Au total, la réponse graduée ne saurait à elle seule remplir la mission de protection des droits sur Internet. De surcroît, le dispositif gagnerait sans doute à être renforcé afin de mieux couvrir l'étendue des infractions et mieux répondre aux attentes de certains créateurs qui n'y ont pas encore accès.

b) Un bilan quantitatif satisfaisant

Sur les 38 millions d'internautes français, 650 000 ont reçu un premier mail d'avertissement pour avoir échangé des fichiers sur des sites de peer-to-peer , seule pratique illégale contre laquelle l'instance est chargée d'intervenir. Sur ces 650 000 personnes, 44 000 ont reçu un deuxième message d'avertissement accompagné d'une lettre remise contre signature, après la constatation d'une deuxième infraction.

Aujourd'hui, la Commission de la protection des droits entre dans la troisième phase de la réponse graduée, celle de la possible transmission des dossiers au tribunal en cas de réitération des faits. Une soixantaine de dossiers sont en cours d'instruction à ce titre.

c) Une action encore timide en faveur du développement de l'offre légale

Concernant le deuxième volet de son activité, la HADOPI a seulement posé les jalons de l'encouragement au développement de l'offre légale, à travers la labellisation d'une trentaine de services .

La situation des offres légales est profondément disparate selon qu'il s'agit de musique, de films, de séries, de livres ou de photos. Chaque catalogue répond ainsi à des règles de droit et de diffusion différentes. Leur mise à disposition est plus ou moins avancée selon le type d'oeuvres. Pratiquement achevée pour la musique, elle en est encore au stade embryonnaire pour d'autres oeuvres.

L'un des enjeux consiste à accroître la visibilité de ces offres , sans pour autant interférer avec le paysage concurrentiel. Dans cette perspective, la HADOPI a passé en début d'année un marché d'assistance à maîtrise d'ouvrage pour un projet de portail internet de référencement des oeuvres légales . La HADOPI a souhaité qu'il soit conçu comme un « outil internet » orienté vers les utilisateurs et non comme un simple catalogue d'enseignes, mais elle admet elle-même que le dispositif pourrait être amélioré.
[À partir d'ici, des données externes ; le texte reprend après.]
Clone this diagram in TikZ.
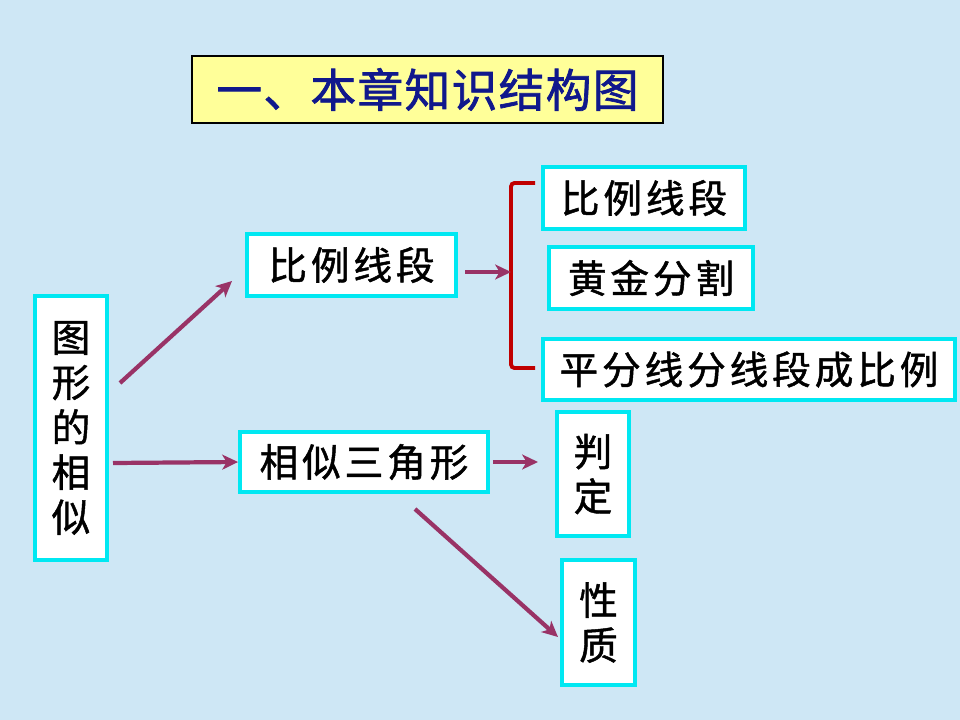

3. Le soutien dans le domaine de la musique enregistrée

La sous-action 1, dédiée au soutien dans le domaine de la musique enregistrée, bénéficiera de 681 000 euros en AE = CP en 2012. Cette dotation, similaire à celle de l'an dernier, financera différentes manifestations telles que les Victoires de la musique, dont le but est notamment de promouvoir de nouveaux talents.

4. Vers la création d'un centre national de la musique (CNM)?

Au printemps 2011, le ministre de la culture et de la communication a chargé notre collègue député Franck Riester ainsi que plusieurs acteurs du monde musical d'une mission relative au financement de la diversité musicale à l'ère du numérique. La principale proposition des auteurs du rapport 8 ( * ) est la création d'un Centre national de la musique (CNM), sur le modèle du Centre national du cinéma (CNC), organe structurant pour l'audiovisuel et le cinéma, qui devrait permettre une réelle structuration de la filière musicale, ainsi que la pérennisation des aides . En effet, les aides à la filière se caractérisent aujourd'hui par leur manque de cohérence et leur saupoudrage sans ligne directrice. Le CNM regrouperait les différents organismes qui soutiennent actuellement le secteur de la musique. Néanmoins, de fortes interrogations subsistent quant au financement d'un éventuel CNM, dans un contexte budgétaire particulièrement tendu .


* 8 Amélioration de la relation numérique à l'usager, groupe experts numériques, septembre 2011.